(THE PROBLEM): Only the lines from the one containing "Clone this chart in matplotlib." through the one containing "plt.rcParams['font.family'] = ['Liberation" should be output, both ends included and exactly as they appear, minus any pictures.

# START OF INPUT DATA

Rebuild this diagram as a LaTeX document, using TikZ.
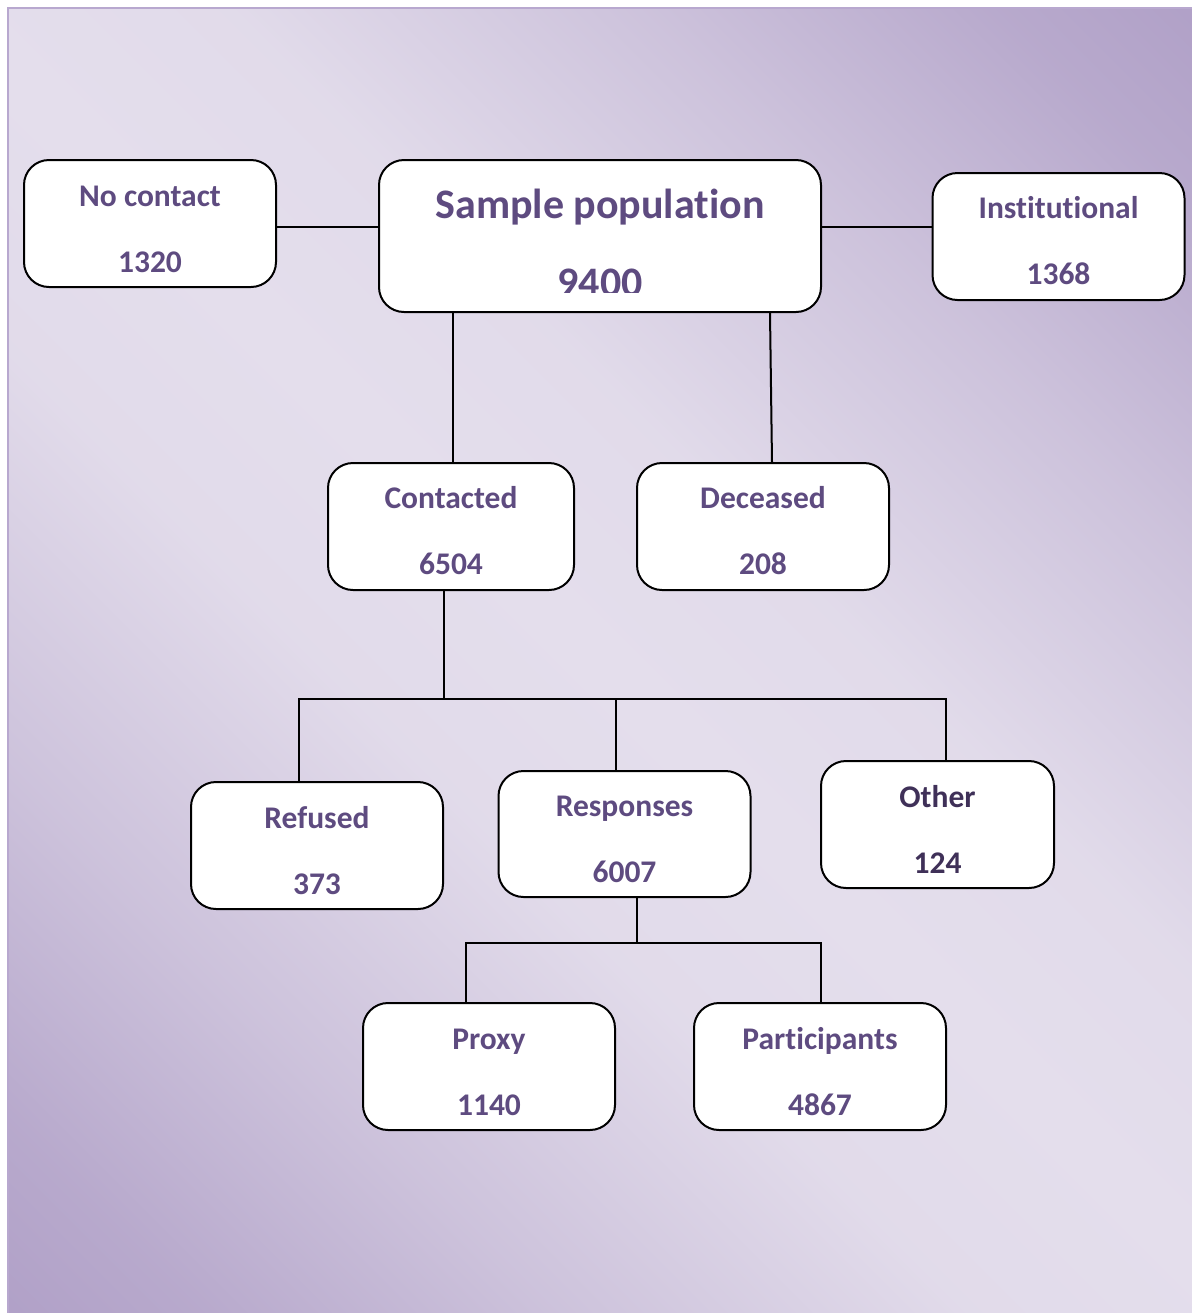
\documentclass[tikz,border=0pt]{standalone}
\usepackage{fontspec}
\setmainfont{Carlito}[Ligatures=NoCommon]
\usepackage{xcolor}
\usetikzlibrary{positioning,calc}

\definecolor{labelpurple}{HTML}{5E4B80}
\definecolor{otherpurple}{HTML}{3F3058}
\definecolor{bgdark}{HTML}{B0A0C7}
\definecolor{bglight}{HTML}{E4DEEC}
\definecolor{framepurple}{HTML}{B8A8CF}
\colorlet{bgtint}{bgdark!5!bglight}
\colorlet{bgmid}{bgdark!45!bglight}
\colorlet{bgdeep}{bgdark!85!bglight}

% dark corners, light diagonal band
\pgfdeclareverticalshading{panel}{100bp}{color(0bp)=(bgdark); color(14bp)=(bgdark);
  color(20bp)=(bgdeep); color(30bp)=(bgmid); color(42bp)=(bgtint);
  color(50bp)=(bglight); color(58bp)=(bgtint); color(70bp)=(bgmid);
  color(80bp)=(bgdeep); color(86bp)=(bgdark); color(100bp)=(bgdark)}

\tikzset{
  stagebox/.style={draw=black, line width=1pt, fill=white, rounded corners=12.5pt,
    minimum width=126pt, minimum height=63.5pt, align=center, text=labelpurple,
    font=\bfseries\fontsize{15.75}{33}\selectfont},
  mainbox/.style={stagebox, minimum width=221pt, minimum height=76pt,
    font=\bfseries\fontsize{21}{39}\selectfont},
  link/.style={draw=black, line width=1pt}
}
\newcommand{\tally}[2]{\rule{0pt}{15.6pt}#1\\#2}

\begin{document}
\begin{tikzpicture}[x=0.5pt,y=-0.5pt]
    \useasboundingbox (0,0) rectangle (1192,1313);
    % Background panel
    \shade[shading=panel, shading angle=-45] (8,8) rectangle (1192,1313);
    \draw[framepurple, line width=1pt] (8,1313) -- (8,8) -- (1192,8);

    % Top row
    \node[mainbox] (sample) at (600,236) {\rule{0pt}{22pt}Sample population\\9400};
    \fill[white] (540,293) rectangle (660,306);
    \node[stagebox] (nocontact) at (150,223.5) {\tally{No contact}{1320}};
    \node[stagebox] (institutional) at (1058.5,236.5) {\tally{Institutional}{1368}};

    % Second row
    \node[stagebox, minimum width=123pt] (contacted) at (451,526.5) {\tally{Contacted}{6504}};
    \node[stagebox] (deceased) at (763,526.5) {\tally{Deceased}{208}};

    % Third row
    \node[stagebox] (refused) at (317,845.5) {\tally{Refused}{373}};
    \node[stagebox, minimum height=63pt] (responses) at (624.5,834) {\tally{Responses}{6007}};
    \node[stagebox, minimum width=116.5pt, text=otherpurple] (other) at (937.5,824.5) {\tally{Other}{124}};

    % Bottom row
    \node[stagebox] (proxy) at (489,1066.5) {\tally{Proxy}{1140}};
    \node[stagebox] (participants) at (820,1066.5) {\tally{Participants}{4867}};

    % Connectors
    \coordinate (row1) at (0,227);
    \coordinate (split1) at (444,699);
    \coordinate (split2) at (637,943);
    \coordinate (refusedtap) at (299,699);
    \coordinate (responsestap) at (616,699);
    \coordinate (othertap) at (946,699);
    \coordinate (proxytap) at (466,943);
    \coordinate (participantstap) at (821,943);

    \draw[link] (nocontact.east |- row1) -- (sample.west |- row1);
    \draw[link] (sample.east |- row1) -- (institutional.west |- row1);
    \draw[link] (sample.south -| 453,0) -- (contacted.north -| 453,0);
    \draw[link] (sample.south -| 770,0) -- (deceased.north -| 772,0);

    \draw[link] (split1 |- contacted.south) -- (split1);
    \draw[link] (refusedtap |- refused.north) -- (refusedtap) -- (othertap) -- (othertap |- other.north);
    \draw[link] (responsestap) -- (responsestap |- responses.north);

    \draw[link] (split2 |- responses.south) -- (split2);
    \draw[link] (proxytap |- proxy.north) -- (proxytap) -- (participantstap) -- (participantstap |- participants.north);
\end{tikzpicture}
\end{document}
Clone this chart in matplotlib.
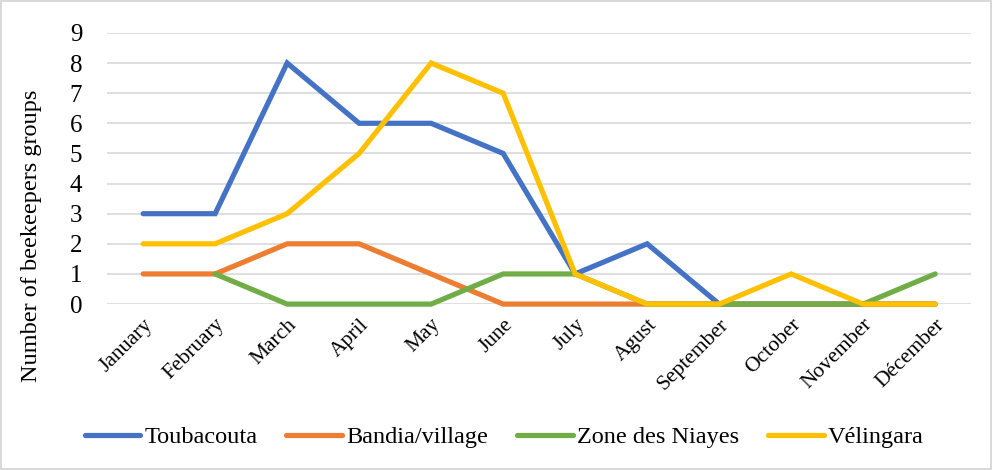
import matplotlib.pyplot as plt
import numpy as np

# monthly counts
months = ["January", "February", "March", "April", "May", "June", "July",
          "Agust", "September", "October", "November", "Décember"]
toubacouta = [3, 3, 8, 6, 6, 5, 1, 2, 0, 0, 0, 0]
bandia = [1, 1, 2, 2, 1, 0, 0, 0, 0, 0, 0, 0]
niayes = [np.nan, 1, 0, 0, 0, 1, 1, 0, 0, 0, 0, 1]
velingara = [2, 2, 3, 5, 8, 7, 1, 0, 0, 1, 0, 0]

series = [
    ("Toubacouta", toubacouta, "#4472C4"),
    ("Bandia/village", bandia, "#ED7D31"),
    ("Zone des Niayes", niayes, "#70AD47"),
    ("Vélingara", velingara, "#FFC000"),
]

plt.rcParams['font.family'] = ['Liberation Serif', 'DejaVu Serif']

fig = plt.figure(figsize=(9.92, 4.70), dpi=100, edgecolor="#D9D9D9", linewidth=1.5)
ax = fig.add_axes([0.108, 0.353, 0.871, 0.577])

x = np.arange(len(months))
for name, vals, color in series:
    ax.plot(x, vals, color=color, linewidth=3.75, label=name,
            solid_capstyle="round", solid_joinstyle="miter", clip_on=False)

ax.set_xlim(-0.5, len(months) - 0.5)
ax.set_ylim(0, 9)
ax.set_yticks(range(0, 10))
ax.set_xticks(x)
ax.set_xticklabels(months, rotation=45, ha="right", rotation_mode="anchor", fontsize=15.5)
ax.tick_params(axis="y", length=0, labelsize=18, pad=18)
ax.tick_params(axis="x", length=0, pad=8)
ax.yaxis.grid(True, color="#D9D9D9", linewidth=1.2)
ax.set_axisbelow(True)
for s in ax.spines.values():
    s.set_visible(False)

ax.set_ylabel("Number of beekeepers groups", fontsize=17.5)
ax.yaxis.set_label_coords(-0.075, 0.25)

fig.legend(loc="lower center", bbox_to_anchor=(0.508, 0.0), ncol=4, frameon=False,
           fontsize=17.5, handlelength=2.3, columnspacing=1.2, handletextpad=0.15)

fig.savefig("out.png", dpi=100, edgecolor=fig.get_edgecolor())
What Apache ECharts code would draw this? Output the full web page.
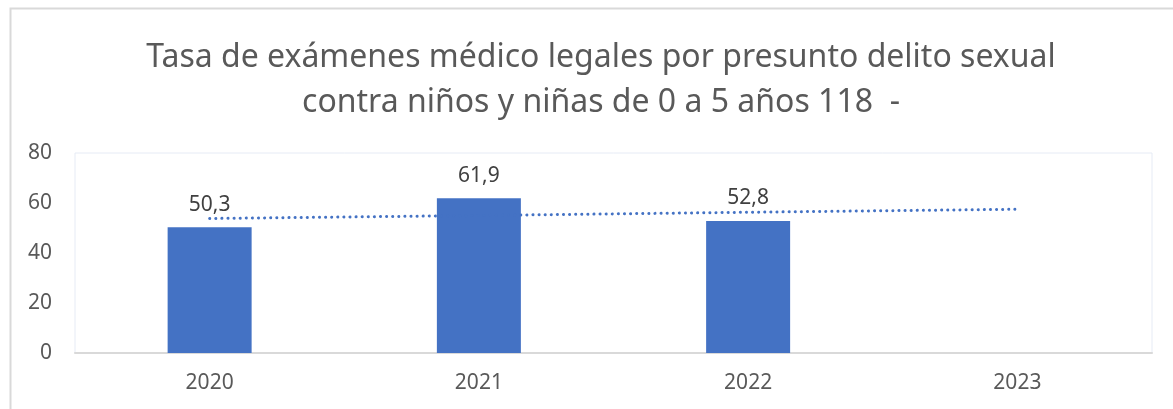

# END OF INPUT DATA

(REPLY):
Clone this chart in matplotlib.
import matplotlib.pyplot as plt
import numpy as np

# monthly counts
months = ["January", "February", "March", "April", "May", "June", "July",
          "Agust", "September", "October", "November", "Décember"]
toubacouta = [3, 3, 8, 6, 6, 5, 1, 2, 0, 0, 0, 0]
bandia = [1, 1, 2, 2, 1, 0, 0, 0, 0, 0, 0, 0]
niayes = [np.nan, 1, 0, 0, 0, 1, 1, 0, 0, 0, 0, 1]
velingara = [2, 2, 3, 5, 8, 7, 1, 0, 0, 1, 0, 0]

series = [
    ("Toubacouta", toubacouta, "#4472C4"),
    ("Bandia/village", bandia, "#ED7D31"),
    ("Zone des Niayes", niayes, "#70AD47"),
    ("Vélingara", velingara, "#FFC000"),
]

plt.rcParams['font.family'] = ['Liberation Serif', 'DejaVu Serif']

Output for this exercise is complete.